### What you should do
Select and copy out every line in the records containing "this".

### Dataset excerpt

======

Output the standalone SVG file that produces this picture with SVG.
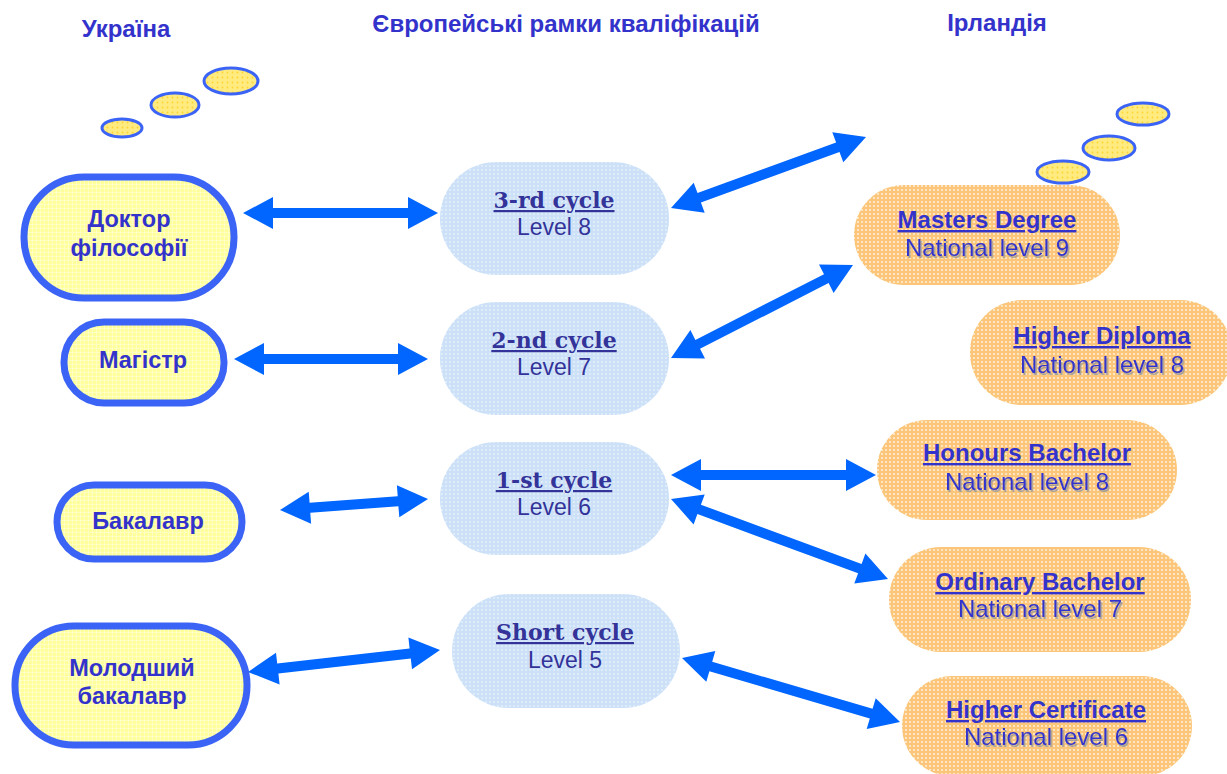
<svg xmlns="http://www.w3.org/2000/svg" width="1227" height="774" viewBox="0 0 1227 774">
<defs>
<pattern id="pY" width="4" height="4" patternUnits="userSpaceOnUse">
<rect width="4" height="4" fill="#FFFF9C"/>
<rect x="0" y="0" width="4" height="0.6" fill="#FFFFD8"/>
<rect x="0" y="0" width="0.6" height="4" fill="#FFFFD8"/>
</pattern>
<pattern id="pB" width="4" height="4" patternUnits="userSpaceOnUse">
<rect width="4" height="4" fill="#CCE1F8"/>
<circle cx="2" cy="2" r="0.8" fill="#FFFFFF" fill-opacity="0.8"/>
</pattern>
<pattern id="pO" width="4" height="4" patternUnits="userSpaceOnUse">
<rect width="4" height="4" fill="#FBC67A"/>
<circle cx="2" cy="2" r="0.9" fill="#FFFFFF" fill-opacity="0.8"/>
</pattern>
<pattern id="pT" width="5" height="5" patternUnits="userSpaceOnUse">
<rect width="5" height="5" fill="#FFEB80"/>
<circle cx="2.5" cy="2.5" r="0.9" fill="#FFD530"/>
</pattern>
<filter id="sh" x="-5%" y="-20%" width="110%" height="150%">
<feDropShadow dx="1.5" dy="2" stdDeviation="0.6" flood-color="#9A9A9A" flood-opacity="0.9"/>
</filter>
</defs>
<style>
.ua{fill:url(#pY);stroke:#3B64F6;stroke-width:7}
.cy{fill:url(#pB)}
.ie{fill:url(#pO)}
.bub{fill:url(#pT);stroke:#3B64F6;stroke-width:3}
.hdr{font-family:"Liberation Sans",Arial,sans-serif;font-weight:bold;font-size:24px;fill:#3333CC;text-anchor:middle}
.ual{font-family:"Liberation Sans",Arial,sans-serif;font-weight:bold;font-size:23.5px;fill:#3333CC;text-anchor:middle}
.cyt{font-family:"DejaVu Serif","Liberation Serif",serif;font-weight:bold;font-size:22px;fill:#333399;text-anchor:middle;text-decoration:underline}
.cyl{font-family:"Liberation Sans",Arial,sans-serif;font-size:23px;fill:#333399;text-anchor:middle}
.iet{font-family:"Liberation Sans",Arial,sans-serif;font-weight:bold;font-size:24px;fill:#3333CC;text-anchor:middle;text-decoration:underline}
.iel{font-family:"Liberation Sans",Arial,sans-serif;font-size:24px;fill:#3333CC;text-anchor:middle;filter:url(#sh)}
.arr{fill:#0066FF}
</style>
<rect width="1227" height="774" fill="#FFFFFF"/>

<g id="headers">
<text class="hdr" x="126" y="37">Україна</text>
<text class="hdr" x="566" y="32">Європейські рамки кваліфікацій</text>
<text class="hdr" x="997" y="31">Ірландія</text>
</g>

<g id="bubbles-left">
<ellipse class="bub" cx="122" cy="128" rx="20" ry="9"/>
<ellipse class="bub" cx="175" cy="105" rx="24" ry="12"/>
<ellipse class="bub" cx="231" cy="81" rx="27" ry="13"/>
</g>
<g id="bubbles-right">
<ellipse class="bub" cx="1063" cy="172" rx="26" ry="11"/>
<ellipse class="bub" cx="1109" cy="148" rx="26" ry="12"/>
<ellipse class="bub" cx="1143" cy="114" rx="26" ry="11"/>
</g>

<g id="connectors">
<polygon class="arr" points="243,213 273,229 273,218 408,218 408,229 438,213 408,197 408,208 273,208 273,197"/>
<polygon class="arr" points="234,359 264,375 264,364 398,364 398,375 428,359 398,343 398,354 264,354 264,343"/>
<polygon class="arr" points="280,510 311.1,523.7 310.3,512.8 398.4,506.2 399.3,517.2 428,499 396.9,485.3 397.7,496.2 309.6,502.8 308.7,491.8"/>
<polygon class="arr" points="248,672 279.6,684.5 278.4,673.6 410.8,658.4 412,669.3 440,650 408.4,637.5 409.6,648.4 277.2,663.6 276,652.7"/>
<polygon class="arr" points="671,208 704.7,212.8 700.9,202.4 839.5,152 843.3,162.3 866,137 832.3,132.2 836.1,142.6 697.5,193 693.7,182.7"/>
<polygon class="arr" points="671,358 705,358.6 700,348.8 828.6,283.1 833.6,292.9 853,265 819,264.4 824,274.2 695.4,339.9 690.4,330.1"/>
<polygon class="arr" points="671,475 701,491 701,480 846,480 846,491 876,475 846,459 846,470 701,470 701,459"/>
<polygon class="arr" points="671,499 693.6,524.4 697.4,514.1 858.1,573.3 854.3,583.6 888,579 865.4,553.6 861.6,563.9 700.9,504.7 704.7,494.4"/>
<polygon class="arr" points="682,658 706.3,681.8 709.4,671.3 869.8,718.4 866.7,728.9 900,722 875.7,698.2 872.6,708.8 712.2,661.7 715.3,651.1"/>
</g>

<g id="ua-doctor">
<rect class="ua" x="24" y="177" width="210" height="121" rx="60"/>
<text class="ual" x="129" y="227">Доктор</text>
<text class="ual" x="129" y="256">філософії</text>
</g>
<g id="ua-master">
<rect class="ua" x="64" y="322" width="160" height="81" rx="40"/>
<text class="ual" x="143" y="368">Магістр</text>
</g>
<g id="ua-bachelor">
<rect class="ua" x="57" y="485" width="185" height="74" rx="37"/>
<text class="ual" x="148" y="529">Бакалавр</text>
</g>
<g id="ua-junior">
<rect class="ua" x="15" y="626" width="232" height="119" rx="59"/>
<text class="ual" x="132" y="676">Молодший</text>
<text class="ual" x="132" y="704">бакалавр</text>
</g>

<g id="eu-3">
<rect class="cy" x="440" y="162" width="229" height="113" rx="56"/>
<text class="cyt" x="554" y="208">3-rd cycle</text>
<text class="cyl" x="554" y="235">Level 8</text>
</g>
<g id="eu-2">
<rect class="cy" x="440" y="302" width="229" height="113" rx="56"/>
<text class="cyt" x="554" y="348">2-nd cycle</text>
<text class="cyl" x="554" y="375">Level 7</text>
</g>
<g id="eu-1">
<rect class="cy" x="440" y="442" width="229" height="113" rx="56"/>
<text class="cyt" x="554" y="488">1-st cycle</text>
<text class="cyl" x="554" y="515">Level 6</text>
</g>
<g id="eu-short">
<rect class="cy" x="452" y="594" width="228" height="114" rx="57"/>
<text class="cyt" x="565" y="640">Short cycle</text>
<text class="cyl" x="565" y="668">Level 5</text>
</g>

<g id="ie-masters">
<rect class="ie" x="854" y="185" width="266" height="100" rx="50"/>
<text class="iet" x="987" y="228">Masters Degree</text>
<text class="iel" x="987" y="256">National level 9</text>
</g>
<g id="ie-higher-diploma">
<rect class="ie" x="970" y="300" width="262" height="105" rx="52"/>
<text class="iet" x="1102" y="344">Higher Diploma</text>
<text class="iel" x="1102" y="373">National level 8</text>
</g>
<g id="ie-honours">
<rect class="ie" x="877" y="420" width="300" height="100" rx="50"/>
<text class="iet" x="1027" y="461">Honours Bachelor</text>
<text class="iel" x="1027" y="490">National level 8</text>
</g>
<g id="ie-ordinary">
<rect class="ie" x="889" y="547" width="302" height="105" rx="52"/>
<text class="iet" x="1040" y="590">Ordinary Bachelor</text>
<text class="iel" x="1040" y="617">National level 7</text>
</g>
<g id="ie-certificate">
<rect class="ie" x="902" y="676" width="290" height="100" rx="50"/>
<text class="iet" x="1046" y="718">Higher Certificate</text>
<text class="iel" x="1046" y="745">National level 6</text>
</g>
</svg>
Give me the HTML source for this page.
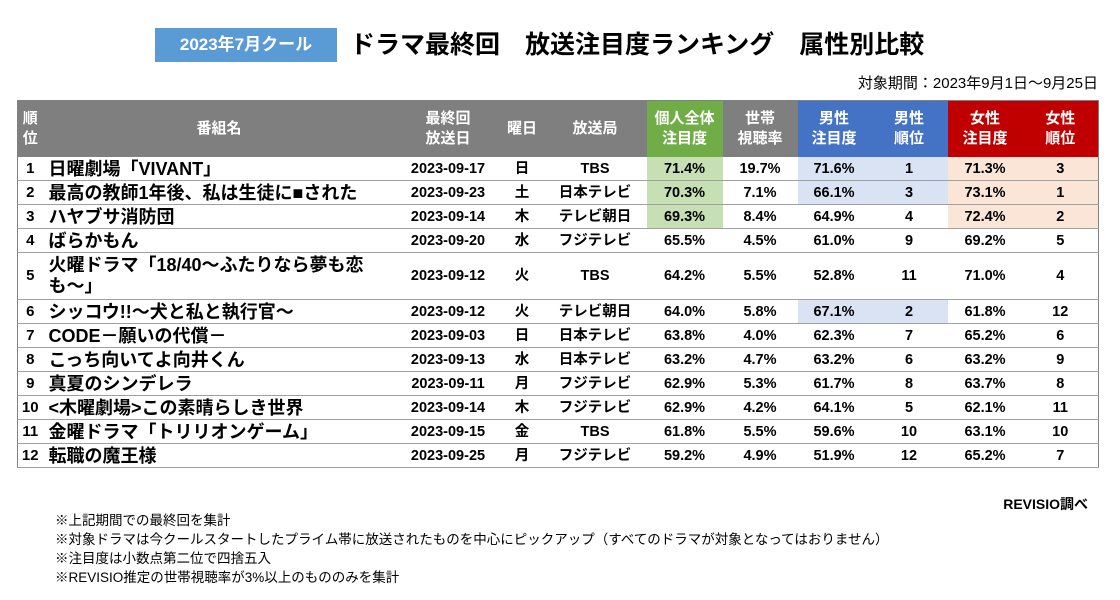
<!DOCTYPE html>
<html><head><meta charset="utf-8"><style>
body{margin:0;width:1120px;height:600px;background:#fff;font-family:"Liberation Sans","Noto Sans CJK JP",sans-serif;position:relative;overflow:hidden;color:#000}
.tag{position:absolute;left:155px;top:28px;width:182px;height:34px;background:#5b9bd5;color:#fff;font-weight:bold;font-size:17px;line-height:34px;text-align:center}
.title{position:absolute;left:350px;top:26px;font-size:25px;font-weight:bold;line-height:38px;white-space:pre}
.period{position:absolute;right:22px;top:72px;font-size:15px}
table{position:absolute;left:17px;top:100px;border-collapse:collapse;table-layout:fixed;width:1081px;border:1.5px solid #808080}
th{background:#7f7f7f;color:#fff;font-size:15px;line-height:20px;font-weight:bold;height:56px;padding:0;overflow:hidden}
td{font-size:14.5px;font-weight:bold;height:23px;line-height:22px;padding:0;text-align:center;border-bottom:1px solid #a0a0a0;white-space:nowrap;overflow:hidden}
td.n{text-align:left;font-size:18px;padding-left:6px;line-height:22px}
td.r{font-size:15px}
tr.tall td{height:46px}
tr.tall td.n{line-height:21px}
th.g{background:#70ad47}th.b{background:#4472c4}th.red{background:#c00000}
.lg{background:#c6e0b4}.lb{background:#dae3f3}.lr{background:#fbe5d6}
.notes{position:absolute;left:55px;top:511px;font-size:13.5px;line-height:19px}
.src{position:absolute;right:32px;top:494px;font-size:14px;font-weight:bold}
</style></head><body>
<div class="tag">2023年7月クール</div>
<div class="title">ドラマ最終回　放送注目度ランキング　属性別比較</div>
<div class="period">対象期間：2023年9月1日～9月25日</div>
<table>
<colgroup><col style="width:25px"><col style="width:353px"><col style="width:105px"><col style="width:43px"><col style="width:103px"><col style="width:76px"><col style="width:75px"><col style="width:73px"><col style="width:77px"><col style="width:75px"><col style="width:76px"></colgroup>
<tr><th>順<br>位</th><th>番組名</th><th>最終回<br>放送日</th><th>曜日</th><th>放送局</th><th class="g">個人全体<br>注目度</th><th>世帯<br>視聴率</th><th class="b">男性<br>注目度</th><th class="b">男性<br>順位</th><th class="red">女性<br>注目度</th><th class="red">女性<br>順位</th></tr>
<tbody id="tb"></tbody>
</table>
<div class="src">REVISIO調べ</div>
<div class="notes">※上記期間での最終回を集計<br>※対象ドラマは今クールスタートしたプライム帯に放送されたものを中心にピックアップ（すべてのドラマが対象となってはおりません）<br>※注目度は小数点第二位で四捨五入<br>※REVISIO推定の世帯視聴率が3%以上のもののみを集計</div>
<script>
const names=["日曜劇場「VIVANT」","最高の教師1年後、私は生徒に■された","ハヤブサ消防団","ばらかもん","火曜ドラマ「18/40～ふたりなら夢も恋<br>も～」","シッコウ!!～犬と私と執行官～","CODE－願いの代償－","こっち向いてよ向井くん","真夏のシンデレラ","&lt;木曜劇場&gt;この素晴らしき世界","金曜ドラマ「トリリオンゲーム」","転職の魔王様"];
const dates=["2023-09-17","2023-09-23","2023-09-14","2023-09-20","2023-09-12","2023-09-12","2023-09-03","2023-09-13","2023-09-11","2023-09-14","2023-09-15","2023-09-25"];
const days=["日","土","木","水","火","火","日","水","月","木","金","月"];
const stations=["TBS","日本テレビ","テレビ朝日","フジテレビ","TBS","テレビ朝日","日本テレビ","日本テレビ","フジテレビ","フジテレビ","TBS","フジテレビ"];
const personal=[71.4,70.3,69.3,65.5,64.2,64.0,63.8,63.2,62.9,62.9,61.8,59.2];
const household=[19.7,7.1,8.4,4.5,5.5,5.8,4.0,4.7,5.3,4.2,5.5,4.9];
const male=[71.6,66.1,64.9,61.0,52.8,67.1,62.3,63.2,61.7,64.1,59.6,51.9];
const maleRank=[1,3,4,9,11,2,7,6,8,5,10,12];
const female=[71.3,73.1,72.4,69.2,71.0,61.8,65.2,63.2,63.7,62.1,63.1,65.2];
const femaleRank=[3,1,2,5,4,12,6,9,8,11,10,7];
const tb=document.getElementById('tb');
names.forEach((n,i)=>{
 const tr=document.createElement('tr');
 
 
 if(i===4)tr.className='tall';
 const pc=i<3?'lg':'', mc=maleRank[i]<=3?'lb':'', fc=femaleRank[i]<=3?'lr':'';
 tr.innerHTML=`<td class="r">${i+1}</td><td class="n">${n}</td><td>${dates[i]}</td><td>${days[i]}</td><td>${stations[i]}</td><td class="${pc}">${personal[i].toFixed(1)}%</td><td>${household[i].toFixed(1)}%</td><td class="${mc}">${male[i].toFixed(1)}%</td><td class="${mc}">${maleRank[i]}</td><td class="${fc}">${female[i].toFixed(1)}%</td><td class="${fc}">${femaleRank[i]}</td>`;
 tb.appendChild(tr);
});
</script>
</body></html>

======

### Complete answer
Output the standalone SVG file that produces this picture with SVG.
Give me the HTML source for this page.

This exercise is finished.